» **Instructions for the task**: Reproduce the listing below exactly, beginning with its first line and ending with the line that holds "0.04e-3, 0.06e-3, 0.065e-3]"; pictures are not part of the copy.

= = = =

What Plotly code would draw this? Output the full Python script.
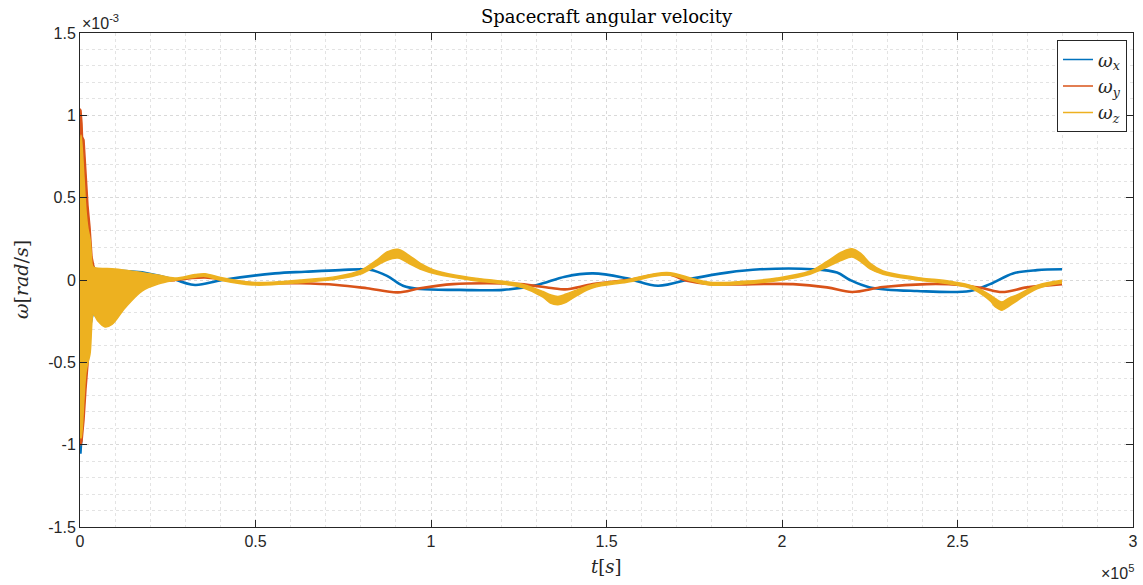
import plotly.graph_objects as go

# ---------------- data (t in s, omega in rad/s) ----------------
# omega_x : transient band (high-frequency oscillation envelope)
T_WX_BAND = [0, 285, 570, 855, 1140, 1709, 2279, 2849, 4274, 8547, 12821, 17664, 22222, 26211, 27066]
WX_UP = [0.75e-3, 0.70e-3, 0.60e-3, 0.50e-3, 0.40e-3, 0.25e-3, 0.18e-3, 0.12e-3, 0.07e-3, 0.06e-3, 0.058e-3, 0.05e-3, 0.03e-3, 0.01e-3, 0.005e-3]
WX_LO = [-1.05e-3, -1.05e-3, -0.95e-3, -0.80e-3, -0.70e-3, -0.50e-3, -0.38e-3, -0.30e-3, -0.15e-3, -0.05e-3, -0.01e-3, 0.0, 0.005e-3, 0.005e-3, 0.005e-3]
# omega_x : slow part
T_WX = [27066, 32764, 40456, 55556, 64103, 74074, 82621, 87464, 92023, 96866, 108262, 120513,
        130199, 138177, 146154, 155840, 164672, 174644, 184330, 193732, 208832, 215670,
        219373, 225071, 238462, 253561, 259259, 265812, 272650, 279772]
WX = [0.005e-3, -0.03e-3, 0.0, 0.04e-3, 0.05e-3, 0.06e-3, 0.062e-3, 0.025e-3, -0.035e-3, -0.055e-3, -0.06e-3, -0.06e-3,
      -0.03e-3, 0.02e-3, 0.04e-3, 0.01e-3, -0.035e-3, 0.01e-3, 0.045e-3, 0.065e-3, 0.065e-3, 0.045e-3,
      0.0, -0.045e-3, -0.067e-3, -0.067e-3, -0.025e-3, 0.04e-3, 0.06e-3, 0.065e-3]

# omega_y : transient band
T_WY_BAND = [0, 285, 570, 712, 1140, 1709, 2279, 2849, 3419, 4274, 5698, 12821, 27066]
WY_UP = [1.04e-3, 1.03e-3, 0.95e-3, 0.87e-3, 0.85e-3, 0.62e-3, 0.45e-3, 0.32e-3, 0.14e-3, 0.05e-3, 0.03e-3, 0.02e-3, 0.005e-3]
WY_LO = [-1.0e-3, -1.0e-3, -0.98e-3, -0.95e-3, -0.85e-3, -0.66e-3, -0.52e-3, -0.36e-3, -0.14e-3, -0.08e-3, -0.05e-3, -0.02e-3, -0.005e-3]
# omega_y : slow part
T_WY = [27066, 35613, 41311, 49003, 55556, 62678, 73219, 81766, 90598, 96866, 106268, 115954,
        125356, 134758, 138177, 146154, 155840, 167236, 172934, 179487, 203134, 212821,
        219943, 228775, 241311, 250712, 257265, 262678, 269801, 279772]
WY = [0.0, 0.015e-3, 0.0, -0.02e-3, -0.02e-3, -0.02e-3, -0.03e-3, -0.05e-3, -0.075e-3, -0.05e-3, -0.025e-3, -0.02e-3,
      -0.025e-3, -0.05e-3, -0.057e-3, -0.025e-3, 0.0, 0.035e-3, -0.005e-3, -0.025e-3, -0.025e-3, -0.045e-3,
      -0.073e-3, -0.043e-3, -0.025e-3, -0.03e-3, -0.05e-3, -0.073e-3, -0.045e-3, -0.025e-3]

# omega_z : envelope of the band over the whole run
T_WZ = [0, 285, 570, 1140, 1709, 2279, 2849, 3276, 3419, 3704, 4274, 5128, 7123, 9117, 12821, 17664, 22222,
        27066, 32764, 35613, 40456, 49003, 55556, 62678, 73219, 79772, 84615, 87464, 90598, 93732, 96866, 101709,
        111111, 120513, 126211, 131909, 134000, 136182, 138500, 141595, 146154, 155840, 167236, 174644, 179487,
        188889, 198575, 207977, 212821, 217000, 219943, 222500, 225071, 228775, 238462, 247863, 254416, 259259,
        260900, 262678, 264600, 266952, 272650, 279772]
WZ_UP = [0.70e-3, 0.88e-3, 0.82e-3, 0.62e-3, 0.42e-3, 0.31e-3, 0.25e-3, 0.14e-3, 0.10e-3, 0.08e-3, 0.075e-3, 0.072e-3, 0.07e-3, 0.068e-3, 0.06e-3, 0.045e-3, 0.03e-3,
         0.012e-3, 0.033e-3, 0.038e-3, 0.013e-3, -0.014e-3, -0.012e-3, 0.0, 0.022e-3, 0.056e-3, 0.122e-3, 0.17e-3, 0.187e-3, 0.15e-3, 0.103e-3, 0.055e-3,
         0.016e-3, -0.008e-3, -0.027e-3, -0.07e-3, -0.09e-3, -0.10e-3, -0.085e-3, -0.06e-3, -0.027e-3, 0.002e-3, 0.046e-3, 0.008e-3, -0.014e-3,
         -0.008e-3, 0.012e-3, 0.055e-3, 0.113e-3, 0.17e-3, 0.19e-3, 0.16e-3, 0.103e-3, 0.055e-3, 0.016e-3, -0.008e-3, -0.037e-3, -0.09e-3,
         -0.115e-3, -0.133e-3, -0.11e-3, -0.09e-3, -0.033e-3, -0.002e-3]
WZ_LO = [-0.95e-3, -0.96e-3, -0.92e-3, -0.72e-3, -0.56e-3, -0.50e-3, -0.45e-3, -0.30e-3, -0.25e-3, -0.21e-3, -0.22e-3, -0.25e-3, -0.285e-3, -0.27e-3, -0.17e-3, -0.067e-3, -0.025e-3,
         -0.002e-3, 0.017e-3, 0.022e-3, -0.003e-3, -0.030e-3, -0.028e-3, -0.016e-3, 0.006e-3, 0.034e-3, 0.088e-3, 0.12e-3, 0.133e-3, 0.10e-3, 0.067e-3, 0.035e-3,
         0.0, -0.024e-3, -0.047e-3, -0.104e-3, -0.14e-3, -0.15e-3, -0.135e-3, -0.094e-3, -0.047e-3, -0.014e-3, 0.03e-3, -0.008e-3, -0.030e-3,
         -0.024e-3, -0.004e-3, 0.035e-3, 0.079e-3, 0.12e-3, 0.14e-3, 0.11e-3, 0.067e-3, 0.035e-3, 0.0, -0.024e-3, -0.057e-3, -0.126e-3,
         -0.165e-3, -0.183e-3, -0.16e-3, -0.126e-3, -0.053e-3, -0.018e-3]

X_TICKS = [0, 0.5e5, 1e5, 1.5e5, 2e5, 2.5e5, 3e5]
X_TICK_TEXT = ["0", "0.5", "1", "1.5", "2", "2.5", "3"]
Y_TICKS = [-1.5e-3, -1e-3, -0.5e-3, 0, 0.5e-3, 1e-3, 1.5e-3]
Y_TICK_TEXT = ["-1.5", "-1", "-0.5", "0", "0.5", "1", "1.5"]

NAMES = ["<i>ω<sub>x</sub></i>", "<i>ω<sub>y</sub></i>", "<i>ω<sub>z</sub></i>"]
COLORS = ["#0072BD", "#D95319", "#EDB120"]

# ---------------- figure ----------------
fig = go.Figure()

# legend-only entries
for name, col in zip(NAMES, COLORS):
    fig.add_trace(go.Scatter(x=[None], y=[None], mode="lines", name=name,
                             line=dict(color=col, width=1.5), showlegend=True))


def add_band(t, up, lo, col, shape="spline"):
    fig.add_trace(go.Scatter(x=t, y=up, mode="lines", line=dict(color=col, width=1.5, shape=shape, smoothing=1.0),
                             showlegend=False, hoverinfo="skip"))
    fig.add_trace(go.Scatter(x=t, y=lo, mode="lines", line=dict(color=col, width=1.5, shape=shape, smoothing=1.0),
                             fill="tonexty", fillcolor=col, showlegend=False, hoverinfo="skip"))


def add_line(t, w, col):
    fig.add_trace(go.Scatter(x=t, y=w, mode="lines", line=dict(color=col, width=2.6, shape="spline", smoothing=1.0),
                             showlegend=False, hoverinfo="skip"))


add_band(T_WX_BAND, WX_UP, WX_LO, COLORS[0], shape="linear")
add_line(T_WX, WX, COLORS[0])
add_band(T_WY_BAND, WY_UP, WY_LO, COLORS[1], shape="linear")
add_line(T_WY, WY, COLORS[1])
add_band(T_WZ, WZ_UP, WZ_LO, COLORS[2])

sans = "Liberation Sans, Arial, sans-serif"
serif = "DejaVu Serif, Liberation Serif, serif"

axis_common = dict(
    showline=True, linecolor="#262626", linewidth=1, mirror="ticks",
    ticks="inside", ticklen=7, tickwidth=1, tickcolor="#262626",
    showgrid=True, gridcolor="#d9d9d9", griddash="dot", gridwidth=1,
    zeroline=False,
    tickfont=dict(family=sans, size=16, color="#262626"),
)

fig.update_xaxes(range=[0, 3e5], tickvals=X_TICKS, ticktext=X_TICK_TEXT,
                 minor=dict(tick0=0, dtick=1e4, showgrid=True, gridcolor="#e3e3e3", griddash="dot", ticks=""),
                 **axis_common)
fig.update_yaxes(range=[-1.5e-3, 1.5e-3], tickvals=Y_TICKS, ticktext=Y_TICK_TEXT,
                 minor=dict(tick0=0, dtick=1e-4, showgrid=True, gridcolor="#e3e3e3", griddash="dot", ticks=""),
                 **axis_common)

fig.update_layout(
    width=1143, height=585,
    margin=dict(l=80, r=5, t=33, b=58),
    paper_bgcolor="white", plot_bgcolor="white",
    showlegend=True,
    legend=dict(x=0.9943, y=0.985, xanchor="right", yanchor="top", traceorder="normal",
                bordercolor="#262626", borderwidth=1, bgcolor="white",
                font=dict(family=serif, size=18, color="#262626"),
                tracegroupgap=0, itemwidth=30),
    annotations=[
        dict(text="Spacecraft angular velocity", xref="paper", yref="paper", x=0.5, y=1,
             xanchor="center", yanchor="bottom", yshift=4, showarrow=False,
             font=dict(family=serif, size=18, color="#000000")),
        dict(text="<i>t</i>[<i>s</i>]", xref="paper", yref="paper", x=0.5, y=0,
             xanchor="center", yanchor="top", yshift=-27, showarrow=False,
             font=dict(family=serif, size=18, color="#262626")),
        dict(text="<i>ω</i>[<i>rad</i>/<i>s</i>]", xref="paper", yref="paper", x=0, y=0.5,
             xanchor="right", yanchor="middle", xshift=-46, textangle=-90, showarrow=False,
             font=dict(family=serif, size=19, color="#262626")),
        dict(text="×10<sup>-3</sup>", xref="paper", yref="paper", x=0, y=1,
             xanchor="left", yanchor="bottom", yshift=-1, showarrow=False,
             font=dict(family=sans, size=16, color="#262626")),
        dict(text="×10<sup>5</sup>", xref="paper", yref="paper", x=1, y=0,
             xanchor="right", yanchor="bottom", yshift=-57, xshift=3, showarrow=False,
             font=dict(family=sans, size=16, color="#262626")),
    ],
)

fig.write_html(
    "out.html",
    config={"displayModeBar": False},
    post_script="document.body.style.margin='0';document.documentElement.style.overflow='hidden';",
)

= = = =

» **Result below**:
What Plotly code would draw this? Output the full Python script.
import plotly.graph_objects as go

# ---------------- data (t in s, omega in rad/s) ----------------
# omega_x : transient band (high-frequency oscillation envelope)
T_WX_BAND = [0, 285, 570, 855, 1140, 1709, 2279, 2849, 4274, 8547, 12821, 17664, 22222, 26211, 27066]
WX_UP = [0.75e-3, 0.70e-3, 0.60e-3, 0.50e-3, 0.40e-3, 0.25e-3, 0.18e-3, 0.12e-3, 0.07e-3, 0.06e-3, 0.058e-3, 0.05e-3, 0.03e-3, 0.01e-3, 0.005e-3]
WX_LO = [-1.05e-3, -1.05e-3, -0.95e-3, -0.80e-3, -0.70e-3, -0.50e-3, -0.38e-3, -0.30e-3, -0.15e-3, -0.05e-3, -0.01e-3, 0.0, 0.005e-3, 0.005e-3, 0.005e-3]
# omega_x : slow part
T_WX = [27066, 32764, 40456, 55556, 64103, 74074, 82621, 87464, 92023, 96866, 108262, 120513,
        130199, 138177, 146154, 155840, 164672, 174644, 184330, 193732, 208832, 215670,
        219373, 225071, 238462, 253561, 259259, 265812, 272650, 279772]
WX = [0.005e-3, -0.03e-3, 0.0, 0.04e-3, 0.05e-3, 0.06e-3, 0.062e-3, 0.025e-3, -0.035e-3, -0.055e-3, -0.06e-3, -0.06e-3,
      -0.03e-3, 0.02e-3, 0.04e-3, 0.01e-3, -0.035e-3, 0.01e-3, 0.045e-3, 0.065e-3, 0.065e-3, 0.045e-3,
      0.0, -0.045e-3, -0.067e-3, -0.067e-3, -0.025e-3, 0.04e-3, 0.06e-3, 0.065e-3]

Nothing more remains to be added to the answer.